▸ TASK TO COMPLETE: Transcribe the material in full. Nothing should differ except that the pictures are left out.

## BEGIN

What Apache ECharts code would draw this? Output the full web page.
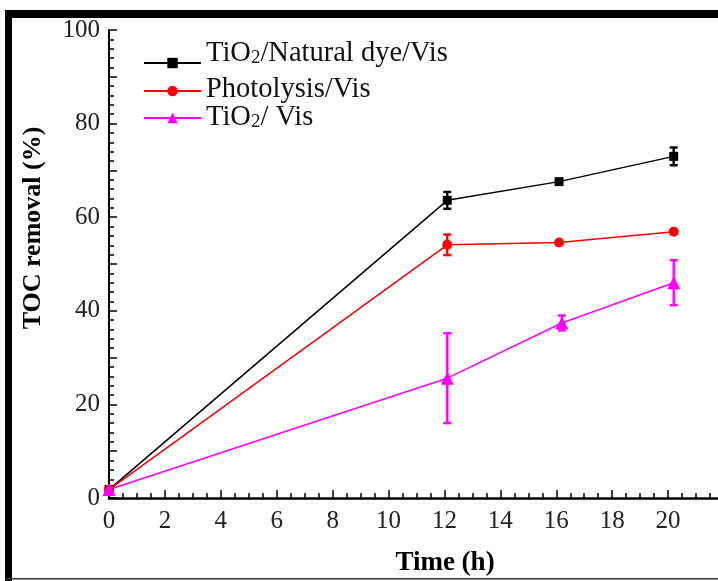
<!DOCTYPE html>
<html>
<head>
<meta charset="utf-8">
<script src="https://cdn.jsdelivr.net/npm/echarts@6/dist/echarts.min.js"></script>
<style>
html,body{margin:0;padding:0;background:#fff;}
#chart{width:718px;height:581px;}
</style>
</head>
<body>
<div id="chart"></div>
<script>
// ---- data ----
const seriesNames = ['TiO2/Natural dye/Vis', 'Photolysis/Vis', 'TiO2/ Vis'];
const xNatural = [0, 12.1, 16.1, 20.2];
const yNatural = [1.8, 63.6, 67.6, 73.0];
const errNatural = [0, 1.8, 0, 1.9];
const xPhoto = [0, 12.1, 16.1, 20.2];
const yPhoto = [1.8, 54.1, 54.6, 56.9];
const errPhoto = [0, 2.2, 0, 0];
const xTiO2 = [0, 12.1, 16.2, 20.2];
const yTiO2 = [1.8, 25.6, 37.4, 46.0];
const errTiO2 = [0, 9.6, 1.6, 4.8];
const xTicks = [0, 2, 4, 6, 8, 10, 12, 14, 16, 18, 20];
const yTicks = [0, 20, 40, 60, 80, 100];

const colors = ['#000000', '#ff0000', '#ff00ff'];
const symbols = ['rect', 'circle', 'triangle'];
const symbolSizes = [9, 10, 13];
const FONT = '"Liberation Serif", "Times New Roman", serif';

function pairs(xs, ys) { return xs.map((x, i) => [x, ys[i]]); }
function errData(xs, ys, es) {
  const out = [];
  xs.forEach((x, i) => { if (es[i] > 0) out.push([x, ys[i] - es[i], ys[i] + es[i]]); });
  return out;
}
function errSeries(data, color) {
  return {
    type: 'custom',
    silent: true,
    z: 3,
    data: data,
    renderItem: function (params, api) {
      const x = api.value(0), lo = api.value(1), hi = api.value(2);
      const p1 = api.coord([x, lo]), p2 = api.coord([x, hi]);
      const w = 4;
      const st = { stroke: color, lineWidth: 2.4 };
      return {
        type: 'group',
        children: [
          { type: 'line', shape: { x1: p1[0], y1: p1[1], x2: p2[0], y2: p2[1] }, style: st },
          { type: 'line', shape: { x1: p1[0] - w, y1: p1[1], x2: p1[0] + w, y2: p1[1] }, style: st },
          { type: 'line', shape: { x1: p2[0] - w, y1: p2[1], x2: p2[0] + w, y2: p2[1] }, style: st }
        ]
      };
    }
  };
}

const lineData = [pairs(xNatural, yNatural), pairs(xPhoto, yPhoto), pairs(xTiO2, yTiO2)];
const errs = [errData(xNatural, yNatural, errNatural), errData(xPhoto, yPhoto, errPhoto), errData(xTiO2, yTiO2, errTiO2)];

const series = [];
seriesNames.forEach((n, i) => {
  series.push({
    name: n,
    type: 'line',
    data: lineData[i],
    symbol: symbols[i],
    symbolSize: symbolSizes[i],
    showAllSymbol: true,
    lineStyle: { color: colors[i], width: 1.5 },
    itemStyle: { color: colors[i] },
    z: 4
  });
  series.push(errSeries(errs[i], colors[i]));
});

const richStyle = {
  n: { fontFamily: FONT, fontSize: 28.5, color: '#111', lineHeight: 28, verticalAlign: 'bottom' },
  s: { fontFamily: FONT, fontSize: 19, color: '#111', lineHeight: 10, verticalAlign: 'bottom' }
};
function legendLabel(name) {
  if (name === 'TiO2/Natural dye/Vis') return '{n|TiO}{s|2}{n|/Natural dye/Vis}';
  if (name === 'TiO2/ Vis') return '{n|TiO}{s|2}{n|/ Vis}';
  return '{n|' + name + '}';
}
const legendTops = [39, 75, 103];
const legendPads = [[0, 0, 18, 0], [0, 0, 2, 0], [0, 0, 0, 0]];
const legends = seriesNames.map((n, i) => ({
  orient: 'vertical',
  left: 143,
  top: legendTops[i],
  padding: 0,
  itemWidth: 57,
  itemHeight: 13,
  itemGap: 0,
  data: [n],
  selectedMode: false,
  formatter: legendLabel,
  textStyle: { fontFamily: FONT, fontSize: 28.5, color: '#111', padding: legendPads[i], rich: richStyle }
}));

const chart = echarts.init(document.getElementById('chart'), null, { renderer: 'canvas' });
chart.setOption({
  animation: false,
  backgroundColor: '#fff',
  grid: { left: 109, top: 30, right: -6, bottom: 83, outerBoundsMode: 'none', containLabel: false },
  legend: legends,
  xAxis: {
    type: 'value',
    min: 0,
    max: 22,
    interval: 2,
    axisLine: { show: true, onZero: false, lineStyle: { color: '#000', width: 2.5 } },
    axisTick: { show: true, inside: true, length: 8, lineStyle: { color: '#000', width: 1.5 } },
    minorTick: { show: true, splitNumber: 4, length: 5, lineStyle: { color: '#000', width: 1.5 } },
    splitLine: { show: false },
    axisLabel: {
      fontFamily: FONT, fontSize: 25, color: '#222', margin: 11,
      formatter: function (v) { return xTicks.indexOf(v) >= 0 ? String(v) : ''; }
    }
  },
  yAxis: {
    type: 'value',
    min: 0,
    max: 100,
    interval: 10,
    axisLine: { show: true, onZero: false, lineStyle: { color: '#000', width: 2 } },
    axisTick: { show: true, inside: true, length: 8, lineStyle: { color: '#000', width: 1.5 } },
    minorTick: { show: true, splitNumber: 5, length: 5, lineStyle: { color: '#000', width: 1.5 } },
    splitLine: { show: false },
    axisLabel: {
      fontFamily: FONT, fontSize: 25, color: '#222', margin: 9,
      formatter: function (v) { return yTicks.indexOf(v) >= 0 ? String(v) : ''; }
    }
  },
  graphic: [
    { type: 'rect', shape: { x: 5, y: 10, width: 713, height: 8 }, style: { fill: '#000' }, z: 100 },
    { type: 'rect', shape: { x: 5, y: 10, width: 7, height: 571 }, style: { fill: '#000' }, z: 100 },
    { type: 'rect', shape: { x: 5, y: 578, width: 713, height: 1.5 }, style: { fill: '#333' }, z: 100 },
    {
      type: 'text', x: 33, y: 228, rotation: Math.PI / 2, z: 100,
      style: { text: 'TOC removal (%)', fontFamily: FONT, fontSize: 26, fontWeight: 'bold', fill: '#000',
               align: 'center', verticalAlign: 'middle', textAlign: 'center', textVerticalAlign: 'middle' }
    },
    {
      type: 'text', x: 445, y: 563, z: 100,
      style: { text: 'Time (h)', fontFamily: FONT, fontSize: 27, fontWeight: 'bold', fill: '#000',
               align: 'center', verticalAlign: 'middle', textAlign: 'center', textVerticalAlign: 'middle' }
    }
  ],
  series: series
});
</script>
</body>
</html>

## END

▸ FULL RESPONSE:
What Apache ECharts code would draw this? Output the full web page.
<!DOCTYPE html>
<html>
<head>
<meta charset="utf-8">
<script src="https://cdn.jsdelivr.net/npm/echarts@6/dist/echarts.min.js"></script>
<style>
html,body{margin:0;padding:0;background:#fff;}
#chart{width:718px;height:581px;}
</style>
</head>
<body>
<div id="chart"></div>
<script>
// ---- data ----
const seriesNames = ['TiO2/Natural dye/Vis', 'Photolysis/Vis', 'TiO2/ Vis'];
const xNatural = [0, 12.1, 16.1, 20.2];
const yNatural = [1.8, 63.6, 67.6, 73.0];
const errNatural = [0, 1.8, 0, 1.9];
const xPhoto = [0, 12.1, 16.1, 20.2];
const yPhoto = [1.8, 54.1, 54.6, 56.9];
const errPhoto = [0, 2.2, 0, 0];
const xTiO2 = [0, 12.1, 16.2, 20.2];
const yTiO2 = [1.8, 25.6, 37.4, 46.0];
const errTiO2 = [0, 9.6, 1.6, 4.8];
const xTicks = [0, 2, 4, 6, 8, 10, 12, 14, 16, 18, 20];
const yTicks = [0, 20, 40, 60, 80, 100];

const colors = ['#000000', '#ff0000', '#ff00ff'];
const symbols = ['rect', 'circle', 'triangle'];
const symbolSizes = [9, 10, 13];
const FONT = '"Liberation Serif", "Times New Roman", serif';

function pairs(xs, ys) { return xs.map((x, i) => [x, ys[i]]); }
function errData(xs, ys, es) {
  const out = [];
  xs.forEach((x, i) => { if (es[i] > 0) out.push([x, ys[i] - es[i], ys[i] + es[i]]); });
  return out;
}
function errSeries(data, color) {
  return {
    type: 'custom',
    silent: true,
    z: 3,
    data: data,
    renderItem: function (params, api) {
      const x = api.value(0), lo = api.value(1), hi = api.value(2);
      const p1 = api.coord([x, lo]), p2 = api.coord([x, hi]);
      const w = 4;
      const st = { stroke: color, lineWidth: 2.4 };
      return {
        type: 'group',
        children: [
          { type: 'line', shape: { x1: p1[0], y1: p1[1], x2: p2[0], y2: p2[1] }, style: st },
          { type: 'line', shape: { x1: p1[0] - w, y1: p1[1], x2: p1[0] + w, y2: p1[1] }, style: st },
          { type: 'line', shape: { x1: p2[0] - w, y1: p2[1], x2: p2[0] + w, y2: p2[1] }, style: st }
        ]
      };
    }
  };
}

const lineData = [pairs(xNatural, yNatural), pairs(xPhoto, yPhoto), pairs(xTiO2, yTiO2)];
const errs = [errData(xNatural, yNatural, errNatural), errData(xPhoto, yPhoto, errPhoto), errData(xTiO2, yTiO2, errTiO2)];

const series = [];
seriesNames.forEach((n, i) => {
  series.push({
    name: n,
    type: 'line',
    data: lineData[i],
    symbol: symbols[i],
    symbolSize: symbolSizes[i],
    showAllSymbol: true,
    lineStyle: { color: colors[i], width: 1.5 },
    itemStyle: { color: colors[i] },
    z: 4
  });
  series.push(errSeries(errs[i], colors[i]));
});

const richStyle = {
  n: { fontFamily: FONT, fontSize: 28.5, color: '#111', lineHeight: 28, verticalAlign: 'bottom' },
  s: { fontFamily: FONT, fontSize: 19, color: '#111', lineHeight: 10, verticalAlign: 'bottom' }
};
function legendLabel(name) {
  if (name === 'TiO2/Natural dye/Vis') return '{n|TiO}{s|2}{n|/Natural dye/Vis}';
  if (name === 'TiO2/ Vis') return '{n|TiO}{s|2}{n|/ Vis}';
  return '{n|' + name + '}';
}
const legendTops = [39, 75, 103];
const legendPads = [[0, 0, 18, 0], [0, 0, 2, 0], [0, 0, 0, 0]];
const legends = seriesNames.map((n, i) => ({
  orient: 'vertical',
  left: 143,
  top: legendTops[i],
  padding: 0,
  itemWidth: 57,
  itemHeight: 13,
  itemGap: 0,
  data: [n],
  selectedMode: false,
  formatter: legendLabel,
  textStyle: { fontFamily: FONT, fontSize: 28.5, color: '#111', padding: legendPads[i], rich: richStyle }
}));

const chart = echarts.init(document.getElementById('chart'), null, { renderer: 'canvas' });
chart.setOption({
  animation: false,
  backgroundColor: '#fff',
  grid: { left: 109, top: 30, right: -6, bottom: 83, outerBoundsMode: 'none', containLabel: false },
  legend: legends,
  xAxis: {
    type: 'value',
    min: 0,
    max: 22,
    interval: 2,
    axisLine: { show: true, onZero: false, lineStyle: { color: '#000', width: 2.5 } },
    axisTick: { show: true, inside: true, length: 8, lineStyle: { color: '#000', width: 1.5 } },
    minorTick: { show: true, splitNumber: 4, length: 5, lineStyle: { color: '#000', width: 1.5 } },
    splitLine: { show: false },
    axisLabel: {
      fontFamily: FONT, fontSize: 25, color: '#222', margin: 11,
      formatter: function (v) { return xTicks.indexOf(v) >= 0 ? String(v) : ''; }
    }
  },
  yAxis: {
    type: 'value',
    min: 0,
    max: 100,
    interval: 10,
    axisLine: { show: true, onZero: false, lineStyle: { color: '#000', width: 2 } },
    axisTick: { show: true, inside: true, length: 8, lineStyle: { color: '#000', width: 1.5 } },
    minorTick: { show: true, splitNumber: 5, length: 5, lineStyle: { color: '#000', width: 1.5 } },
    splitLine: { show: false },
    axisLabel: {
      fontFamily: FONT, fontSize: 25, color: '#222', margin: 9,
      formatter: function (v) { return yTicks.indexOf(v) >= 0 ? String(v) : ''; }
    }
  },
  graphic: [
    { type: 'rect', shape: { x: 5, y: 10, width: 713, height: 8 }, style: { fill: '#000' }, z: 100 },
    { type: 'rect', shape: { x: 5, y: 10, width: 7, height: 571 }, style: { fill: '#000' }, z: 100 },
    { type: 'rect', shape: { x: 5, y: 578, width: 713, height: 1.5 }, style: { fill: '#333' }, z: 100 },
    {
      type: 'text', x: 33, y: 228, rotation: Math.PI / 2, z: 100,
      style: { text: 'TOC removal (%)', fontFamily: FONT, fontSize: 26, fontWeight: 'bold', fill: '#000',
               align: 'center', verticalAlign: 'middle', textAlign: 'center', textVerticalAlign: 'middle' }
    },
    {
      type: 'text', x: 445, y: 563, z: 100,
      style: { text: 'Time (h)', fontFamily: FONT, fontSize: 27, fontWeight: 'bold', fill: '#000',
               align: 'center', verticalAlign: 'middle', textAlign: 'center', textVerticalAlign: 'middle' }
    }
  ],
  series: series
});
</script>
</body>
</html>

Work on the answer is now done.